I can’t wait for his book ‘Designing Emotion‘ to come out.
I think it was Michele McKenzie who said at Online Revealed Canada that people in the tourism industry should realize they’re in the business of making memories first and putting heads to beds second. I agree.
If you haven’t seen Simon Sinek’s TED video below, you really should. His book is a worth a read as well.
Simon’s hypothesis is simple. Businesses communicate wrong. They communicate WHAT they do, then HOW they do it. Instead they should communicate WHY they do things, then HOW they do it, then WHAT they do. When you inspire people about WHY you do things, the how and what makes more sense.
At Think! we believe we can make people’s lives better by making tourism experiences better, one destination or product at a time.

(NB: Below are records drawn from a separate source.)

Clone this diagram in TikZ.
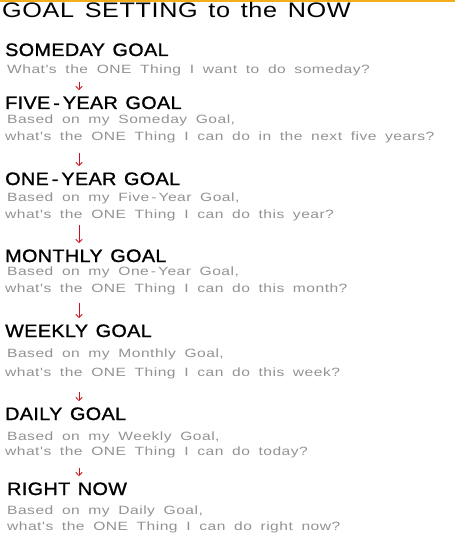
\documentclass[tikz,border=0pt]{standalone}
\usepackage{fontspec}
\usepackage{xcolor}
\usepackage{tikz}
\usetikzlibrary{arrows.meta}
\setmainfont{Liberation Sans}
\newfontfamily\titlefont[FakeStretch=1.2,LetterSpace=3,WordSpace=1.4]{Liberation Sans}
\newfontfamily\headfont[FakeStretch=1.1,FakeBold=1.2,LetterSpace=2,WordSpace=1.3]{Liberation Sans}
\newfontfamily\notefont[FakeStretch=1.3,LetterSpace=4,WordSpace=1.8]{Liberation Sans}
\definecolor{notegray}{HTML}{929292}
\definecolor{arrowred}{HTML}{C8141E}
\definecolor{rulegold}{HTML}{F4AE1B}

\begin{document}
\begin{tikzpicture}[x=1pt,y=-1pt,
  title/.style={anchor=base west,inner sep=0pt,font=\titlefont\fontsize{21}{24}\selectfont},
  heading/.style={anchor=base west,inner sep=0pt,font=\headfont\fontsize{18}{20}\selectfont},
  note/.style={anchor=base west,inner sep=0pt,text=notegray,font=\notefont\fontsize{12}{14}\selectfont},
  goalarrow/.style={-{Straight Barb[length=3.5pt,width=6.5pt]},arrowred,line width=0.8pt,shorten >=6pt}]
\useasboundingbox (0,0) rectangle (455,548);
\fill[rulegold] (0,0) rectangle (455,2);
\node[title] (title) at (2,18) {GOAL SETTING to the NOW};
\coordinate (ax) at (79,0);

\node[heading] (someday) at (5,56) {SOMEDAY GOAL};
\node[note] (somedayq) at (7,74) {What's the ONE Thing I want to do someday?};

\node[heading] (fiveyear) at (5,109) {FIVE\,-\,YEAR GOAL};
\node[note] (fiveyearb) at (7,124) {Based on my Someday Goal,};
\node[note] (fiveyearq) at (5,141) {what's the ONE Thing I can do in the next five years?};

\node[heading] (oneyear) at (5,185) {ONE\,-\,YEAR GOAL};
\node[note] (oneyearb) at (7,201) {Based on my Five\,-\,Year Goal,};
\node[note] (oneyearq) at (5,218) {what's the ONE Thing I can do this year?};

\node[heading] (monthly) at (5,262) {MONTHLY GOAL};
\node[note] (monthlyb) at (7,275) {Based on my One\,-\,Year Goal,};
\node[note] (monthlyq) at (5,292) {what's the ONE Thing I can do this month?};

\node[heading] (weekly) at (5,337) {WEEKLY GOAL};
\node[note] (weeklyb) at (7,357) {Based on my Monthly Goal,};
\node[note] (weeklyq) at (5,376) {what's the ONE Thing I can do this week?};

\node[heading] (daily) at (5,420) {DAILY GOAL};
\node[note] (dailyb) at (7,440) {Based on my Weekly Goal,};
\node[note] (dailyq) at (5,455) {what's the ONE Thing I can do today?};

\node[heading] (rightnow) at (7,495) {RIGHT NOW};
\node[note] (rightnowb) at (7,514) {Based on my Daily Goal,};
\node[note] (rightnowq) at (7,530) {what's the ONE Thing I can do right now?};

\draw[goalarrow,shorten <=5pt] (somedayq.south -| ax) -- (fiveyear.north -| ax);
\draw[goalarrow,shorten <=9pt] (fiveyearq.south -| ax) -- (oneyear.north -| ax);
\draw[goalarrow,shorten <=4pt] (oneyearq.south -| ax) -- (monthly.north -| ax);
\draw[goalarrow,shorten <=8pt] (monthlyq.south -| ax) -- (weekly.north -| ax);
\draw[goalarrow,shorten <=13pt] (weeklyq.south -| ax) -- (daily.north -| ax);
\draw[goalarrow,shorten <=10pt] (dailyq.south -| ax) -- (rightnow.north -| ax);
\end{tikzpicture}
\end{document}
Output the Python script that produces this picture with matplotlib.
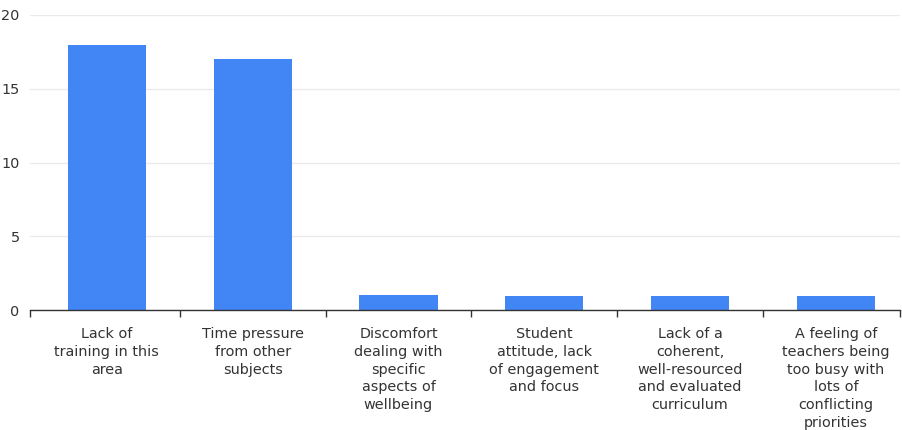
import matplotlib.pyplot as plt
import numpy as np

categories = [
    "Lack of\ntraining in this\narea",
    "Time pressure\nfrom other\nsubjects",
    "Discomfort\ndealing with\nspecific\naspects of\nwellbeing",
    "Student\nattitude, lack\nof engagement\nand focus",
    "Lack of a\ncoherent,\nwell-resourced\nand evaluated\ncurriculum",
    "A feeling of\nteachers being\ntoo busy with\nlots of\nconflicting\npriorities",
]
values = [18, 17, 1, 0.95, 0.95, 0.95]
y_ticks = [0, 5, 10, 15, 20]

text_color = "#333333"

fig = plt.figure(figsize=(9.02, 4.30), dpi=100)
ax = fig.add_axes([30 / 902, 1 - 310 / 430, 870 / 902, 295 / 430])

x = np.arange(len(categories))
ax.bar(x, values, width=0.536, color="#4285F4", zorder=2)

ax.set_xlim(-0.527, 5.44)
ax.set_ylim(0, 20)

# grid
ax.set_yticks(y_ticks)
ax.yaxis.grid(True, color="#ebebeb", linewidth=1, zorder=0)
ax.tick_params(axis="y", length=0, pad=7.5, labelsize=10.4, labelcolor=text_color)

# x axis: labels at centers, ticks at boundaries
ax.set_xticks(x)
ax.set_xticklabels(categories, fontsize=10.4, color=text_color, linespacing=1.33, va="top")
ax.tick_params(axis="x", which="major", length=0, pad=12.5)
bounds = list(np.arange(len(categories) - 1) + 0.5) + [-0.527, 5.44]
ax.set_xticks(bounds, minor=True)
ax.tick_params(axis="x", which="minor", length=5, width=1, color=text_color, direction="out")

for s in ["top", "right", "left"]:
    ax.spines[s].set_visible(False)
ax.spines["bottom"].set_color(text_color)
ax.spines["bottom"].set_linewidth(1)
ax.spines["bottom"].set_zorder(3)

fig.savefig("out.png", dpi=100)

We do this by working with DMO’s and tourism product operators, helping them create remarkable products and market them to the niche audiences that truly love them. We have a methodology and we offer strategic development, training, products and delivery services to achieve this.
Why should somebody visit your destination or business? Don’t tell me because you have the best food, the best golf, best art scene or the cleanest rooms. That’s WHAT you do. And everybody else claims the same thing.
Disney themeparks are in the business of making “magical” memories for families. Vegas is in the business of making memories that “stay in Vegas” to anybody but families. They both know their WHY and so does everybody who works there, and their customers who visit know it as well.
What’s your WHY?
When we were on vacation in Ireland a few years ago we went to kiss the Blarney Stone of course. When I was trying to find out what the stone is about, why people kiss it and when it all started it turned out there are all kinds of legends but no real definitive answer. The only reason why people kiss the stone seems to be because everybody else does it.
We also went to this festival called Puck Fair, where a little town parties for a whole weekend. They catch a wild goat (the puck), get it crowned as king by a young girl and hoist it on top of the main stage for the duration of the event. Why? Nobody is really sure. But the town is packed.
In Rome, people throw about 3000 euros a day in the Trevi fountain. In Prague, people rub the Statue of St John Nepomuk.
People are social and people want to be part of a story. For a tourism business or DMO, traditions can be remarkable experiences that put people in the story of your destination. People will go out their way not to miss them.
What traditions and folklore does your destination have people can be part of?
It doesn’t have to be steeped in history either. It can be as simple as nailing a pair of shoes to a tree. Next thing you know it’s a tradition, everybody is doing it and you have a tourist attraction like in Prince Rupert, BC.